## What to produce
Leave out the pictures and reproduce all of the data exactly.

## Data extract
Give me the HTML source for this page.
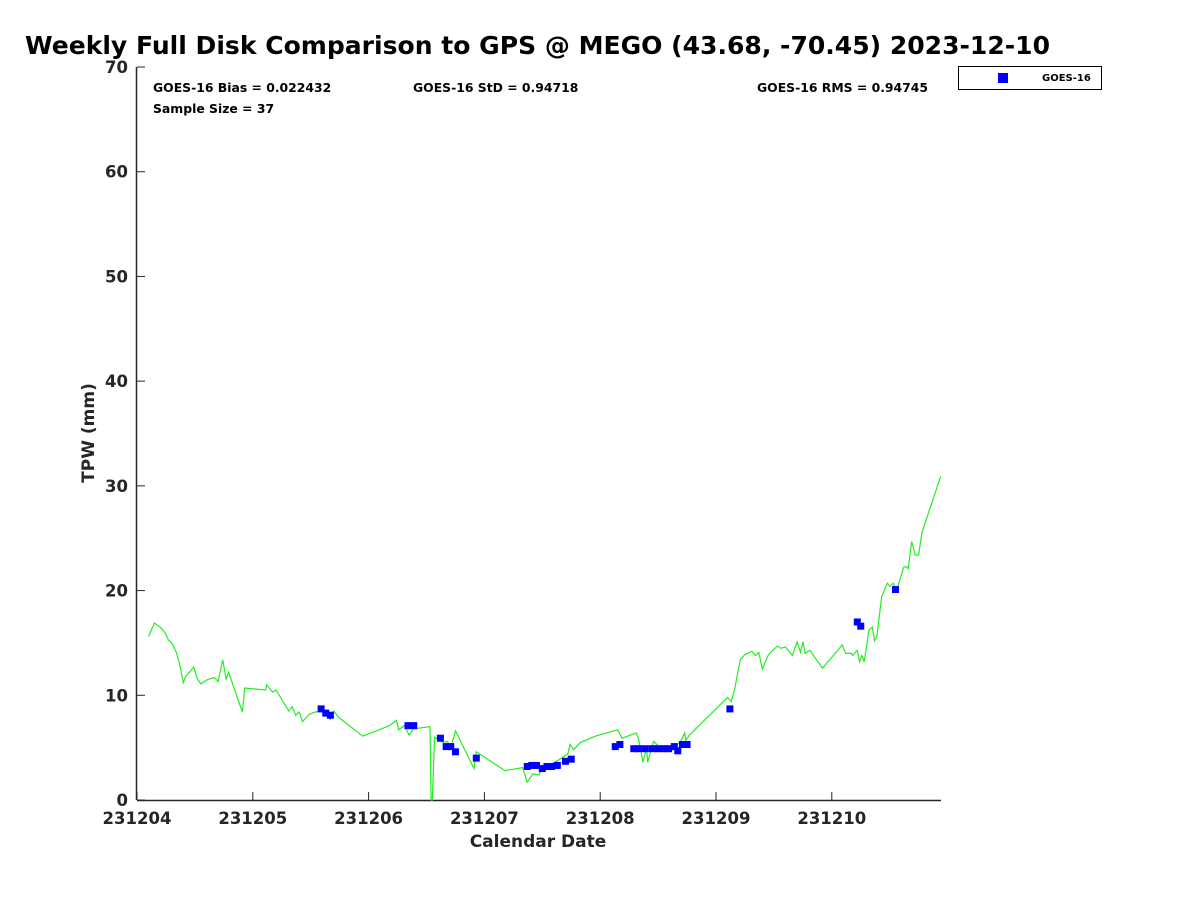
<!DOCTYPE html>
<html><head><meta charset="utf-8"><style>
body{margin:0;background:#fff;}
svg text{font-family:"DejaVu Sans","Liberation Sans",sans-serif;font-weight:bold;}
</style></head><body>
<svg id="chart" width="1200" height="900" viewBox="0 0 1200 900" xmlns="http://www.w3.org/2000/svg">
<rect width="1200" height="900" fill="#fff"/>
<text x="25" y="54" font-size="25" fill="#000" textLength="1025" lengthAdjust="spacingAndGlyphs">Weekly Full Disk Comparison to GPS @ MEGO (43.68, -70.45) 2023-12-10</text>
<g id="axes"></g>
<g id="series"></g>
<text x="153" y="92" font-size="12.4" fill="#000">GOES-16 Bias = 0.022432</text>
<text x="413" y="92" font-size="12.4" fill="#000">GOES-16 StD = 0.94718</text>
<text x="757" y="92" font-size="12.4" fill="#000">GOES-16 RMS = 0.94745</text>
<text x="153" y="113" font-size="12.4" fill="#000">Sample Size = 37</text>
<g>
<rect x="958.5" y="66.5" width="143" height="23" fill="#fff" stroke="#000" stroke-width="1"/>
<rect x="998" y="73" width="10" height="10" fill="#0000ff"/>
<text x="1042" y="81" font-size="10" fill="#000">GOES-16</text>
</g>
<text x="538" y="847" font-size="17" fill="#262626" text-anchor="middle">Calendar Date</text>
<text transform="translate(94,433) rotate(-90)" font-size="17" fill="#262626" text-anchor="middle">TPW (mm)</text>
</svg>
<script>
const xTickLabels=["231204","231205","231206","231207","231208","231209","231210"];
const yTickValues=[0,10,20,30,40,50,60,70];
const gpsDays=[0.10,0.15,0.20,0.24,0.27,0.30,0.34,0.37,0.40,0.42,0.46,0.49,0.52,0.55,0.61,0.67,0.70,0.74,0.77,0.79,0.91,0.93,1.11,1.12,1.17,1.20,1.31,1.34,1.37,1.40,1.43,1.49,1.54,1.60,1.67,1.70,1.74,1.95,2.18,2.24,2.26,2.31,2.35,2.39,2.53,2.54,2.55,2.57,2.64,2.68,2.71,2.75,2.91,2.93,3.18,3.33,3.37,3.42,3.47,3.50,3.61,3.72,3.74,3.77,3.83,3.96,4.15,4.19,4.31,4.33,4.37,4.40,4.41,4.46,4.52,4.63,4.69,4.73,4.74,4.77,5.10,5.13,5.16,5.21,5.25,5.31,5.34,5.37,5.40,5.45,5.48,5.53,5.56,5.60,5.66,5.70,5.73,5.75,5.77,5.81,5.92,6.09,6.12,6.17,6.18,6.22,6.24,6.26,6.28,6.32,6.35,6.37,6.39,6.43,6.48,6.50,6.53,6.56,6.62,6.64,6.66,6.69,6.72,6.75,6.78,6.94];
const gpsTpw=[15.6,16.9,16.5,16.0,15.3,15.0,14.1,12.9,11.2,11.8,12.3,12.7,11.6,11.1,11.5,11.7,11.3,13.4,11.5,12.2,8.4,10.7,10.5,11.0,10.3,10.5,8.5,8.9,8.1,8.4,7.5,8.2,8.4,8.5,7.7,8.5,7.9,6.1,7.1,7.6,6.7,7.1,6.2,6.8,7.0,0,0,6.0,5.5,5.6,5.0,6.6,3.0,4.6,2.8,3.1,1.7,2.5,2.4,3.1,3.6,4.4,5.3,4.8,5.5,6.1,6.7,5.9,6.4,5.9,3.6,5.0,3.6,5.6,5.0,5.1,5.5,6.4,5.7,6.2,9.8,9.4,10.5,13.4,13.9,14.2,13.8,14.1,12.5,13.8,14.2,14.7,14.5,14.6,13.8,15.1,14.1,15.1,14.0,14.3,12.6,14.8,14.0,14.0,13.8,14.3,13.2,13.8,13.2,16.2,16.5,15.2,15.7,19.4,20.7,20.4,20.7,20.0,22.2,22.3,22.1,24.7,23.4,23.4,25.6,30.9];
const goesDays=[1.59,1.63,1.67,2.34,2.39,2.62,2.67,2.71,2.75,2.93,3.37,3.41,3.45,3.50,3.54,3.58,3.63,3.70,3.75,4.13,4.17,4.29,4.33,4.39,4.45,4.50,4.55,4.59,4.64,4.67,4.71,4.75,5.12,6.22,6.25,6.55];
const goesTpw=[8.7,8.3,8.1,7.1,7.1,5.9,5.1,5.1,4.6,4.0,3.2,3.3,3.3,3.0,3.2,3.2,3.3,3.7,3.9,5.1,5.3,4.9,4.9,4.9,4.9,4.9,4.9,4.9,5.1,4.7,5.3,5.3,8.7,17.0,16.6,20.1];
const NS="http://www.w3.org/2000/svg";
const L=137,R=941,T=67,B=800,XMAX=(R-L)/115.8;
const xs=d=>L+d/XMAX*(R-L);
const ys=v=>B-v/70*(B-T);
function mk(tag,attrs,parent){const e=document.createElementNS(NS,tag);for(const k in attrs)e.setAttribute(k,attrs[k]);parent.appendChild(e);return e;}
const axes=document.getElementById('axes');
const ser=document.getElementById('series');
const xl=mk('line',{x1:L,y1:B+0.5,x2:R,y2:B+0.5,stroke:'#262626','stroke-width':1.5},axes);


const yl=mk('line',{x1:L-0.5,y1:T,x2:L-0.5,y2:B,stroke:'#262626','stroke-width':1.5},axes);


xTickLabels.forEach((lab,i)=>{const x=xs(i);
const t=mk('line',{x1:x,y1:B,x2:x,y2:B-8,stroke:'#262626','stroke-width':1},axes);


const tx=mk('text',{x:x,y:B+24,'font-size':16.5,fill:'#262626','text-anchor':'middle'},axes);tx.textContent=lab;

});
yTickValues.forEach(v=>{const y=ys(v);
const t=mk('line',{x1:L,y1:y,x2:L+8,y2:y,stroke:'#262626','stroke-width':1},axes);


const tx=mk('text',{x:L-9,y:y+6,'font-size':16.5,fill:'#262626','text-anchor':'end'},axes);tx.textContent=v;

});
const pts=gpsDays.map((d,i)=>xs(d).toFixed(1)+','+ys(gpsTpw[i]).toFixed(1)).join(' ');
const pl=mk('polyline',{points:pts,fill:'none',stroke:'#22ee22','stroke-width':1.2},ser);


goesDays.forEach((d,i)=>{const r=mk('rect',{x:xs(d)-3.5,y:ys(goesTpw[i])-3.5,width:7,height:7,fill:'#0000ff'},ser);

});
</script>
</body></html>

## Exercise answer
Give me the HTML source for this page.
<!DOCTYPE html>
<html><head><meta charset="utf-8"><style>
body{margin:0;background:#fff;}
svg text{font-family:"DejaVu Sans","Liberation Sans",sans-serif;font-weight:bold;}
</style></head><body>
<svg id="chart" width="1200" height="900" viewBox="0 0 1200 900" xmlns="http://www.w3.org/2000/svg">
<rect width="1200" height="900" fill="#fff"/>
<text x="25" y="54" font-size="25" fill="#000" textLength="1025" lengthAdjust="spacingAndGlyphs">Weekly Full Disk Comparison to GPS @ MEGO (43.68, -70.45) 2023-12-10</text>
<g id="axes"></g>
<g id="series"></g>
<text x="153" y="92" font-size="12.4" fill="#000">GOES-16 Bias = 0.022432</text>
<text x="413" y="92" font-size="12.4" fill="#000">GOES-16 StD = 0.94718</text>
<text x="757" y="92" font-size="12.4" fill="#000">GOES-16 RMS = 0.94745</text>
<text x="153" y="113" font-size="12.4" fill="#000">Sample Size = 37</text>
<g>
<rect x="958.5" y="66.5" width="143" height="23" fill="#fff" stroke="#000" stroke-width="1"/>
<rect x="998" y="73" width="10" height="10" fill="#0000ff"/>
<text x="1042" y="81" font-size="10" fill="#000">GOES-16</text>
</g>
<text x="538" y="847" font-size="17" fill="#262626" text-anchor="middle">Calendar Date</text>
<text transform="translate(94,433) rotate(-90)" font-size="17" fill="#262626" text-anchor="middle">TPW (mm)</text>
</svg>
<script>
const xTickLabels=["231204","231205","231206","231207","231208","231209","231210"];
const yTickValues=[0,10,20,30,40,50,60,70];
const gpsDays=[0.10,0.15,0.20,0.24,0.27,0.30,0.34,0.37,0.40,0.42,0.46,0.49,0.52,0.55,0.61,0.67,0.70,0.74,0.77,0.79,0.91,0.93,1.11,1.12,1.17,1.20,1.31,1.34,1.37,1.40,1.43,1.49,1.54,1.60,1.67,1.70,1.74,1.95,2.18,2.24,2.26,2.31,2.35,2.39,2.53,2.54,2.55,2.57,2.64,2.68,2.71,2.75,2.91,2.93,3.18,3.33,3.37,3.42,3.47,3.50,3.61,3.72,3.74,3.77,3.83,3.96,4.15,4.19,4.31,4.33,4.37,4.40,4.41,4.46,4.52,4.63,4.69,4.73,4.74,4.77,5.10,5.13,5.16,5.21,5.25,5.31,5.34,5.37,5.40,5.45,5.48,5.53,5.56,5.60,5.66,5.70,5.73,5.75,5.77,5.81,5.92,6.09,6.12,6.17,6.18,6.22,6.24,6.26,6.28,6.32,6.35,6.37,6.39,6.43,6.48,6.50,6.53,6.56,6.62,6.64,6.66,6.69,6.72,6.75,6.78,6.94];
const gpsTpw=[15.6,16.9,16.5,16.0,15.3,15.0,14.1,12.9,11.2,11.8,12.3,12.7,11.6,11.1,11.5,11.7,11.3,13.4,11.5,12.2,8.4,10.7,10.5,11.0,10.3,10.5,8.5,8.9,8.1,8.4,7.5,8.2,8.4,8.5,7.7,8.5,7.9,6.1,7.1,7.6,6.7,7.1,6.2,6.8,7.0,0,0,6.0,5.5,5.6,5.0,6.6,3.0,4.6,2.8,3.1,1.7,2.5,2.4,3.1,3.6,4.4,5.3,4.8,5.5,6.1,6.7,5.9,6.4,5.9,3.6,5.0,3.6,5.6,5.0,5.1,5.5,6.4,5.7,6.2,9.8,9.4,10.5,13.4,13.9,14.2,13.8,14.1,12.5,13.8,14.2,14.7,14.5,14.6,13.8,15.1,14.1,15.1,14.0,14.3,12.6,14.8,14.0,14.0,13.8,14.3,13.2,13.8,13.2,16.2,16.5,15.2,15.7,19.4,20.7,20.4,20.7,20.0,22.2,22.3,22.1,24.7,23.4,23.4,25.6,30.9];
const goesDays=[1.59,1.63,1.67,2.34,2.39,2.62,2.67,2.71,2.75,2.93,3.37,3.41,3.45,3.50,3.54,3.58,3.63,3.70,3.75,4.13,4.17,4.29,4.33,4.39,4.45,4.50,4.55,4.59,4.64,4.67,4.71,4.75,5.12,6.22,6.25,6.55];
const goesTpw=[8.7,8.3,8.1,7.1,7.1,5.9,5.1,5.1,4.6,4.0,3.2,3.3,3.3,3.0,3.2,3.2,3.3,3.7,3.9,5.1,5.3,4.9,4.9,4.9,4.9,4.9,4.9,4.9,5.1,4.7,5.3,5.3,8.7,17.0,16.6,20.1];
const NS="http://www.w3.org/2000/svg";
const L=137,R=941,T=67,B=800,XMAX=(R-L)/115.8;
const xs=d=>L+d/XMAX*(R-L);
const ys=v=>B-v/70*(B-T);
function mk(tag,attrs,parent){const e=document.createElementNS(NS,tag);for(const k in attrs)e.setAttribute(k,attrs[k]);parent.appendChild(e);return e;}
const axes=document.getElementById('axes');
const ser=document.getElementById('series');
const xl=mk('line',{x1:L,y1:B+0.5,x2:R,y2:B+0.5,stroke:'#262626','stroke-width':1.5},axes);


const yl=mk('line',{x1:L-0.5,y1:T,x2:L-0.5,y2:B,stroke:'#262626','stroke-width':1.5},axes);


xTickLabels.forEach((lab,i)=>{const x=xs(i);
const t=mk('line',{x1:x,y1:B,x2:x,y2:B-8,stroke:'#262626','stroke-width':1},axes);


const tx=mk('text',{x:x,y:B+24,'font-size':16.5,fill:'#262626','text-anchor':'middle'},axes);tx.textContent=lab;

});
yTickValues.forEach(v=>{const y=ys(v);
const t=mk('line',{x1:L,y1:y,x2:L+8,y2:y,stroke:'#262626','stroke-width':1},axes);


const tx=mk('text',{x:L-9,y:y+6,'font-size':16.5,fill:'#262626','text-anchor':'end'},axes);tx.textContent=v;

});
const pts=gpsDays.map((d,i)=>xs(d).toFixed(1)+','+ys(gpsTpw[i]).toFixed(1)).join(' ');
const pl=mk('polyline',{points:pts,fill:'none',stroke:'#22ee22','stroke-width':1.2},ser);


goesDays.forEach((d,i)=>{const r=mk('rect',{x:xs(d)-3.5,y:ys(goesTpw[i])-3.5,width:7,height:7,fill:'#0000ff'},ser);

});
</script>
</body></html>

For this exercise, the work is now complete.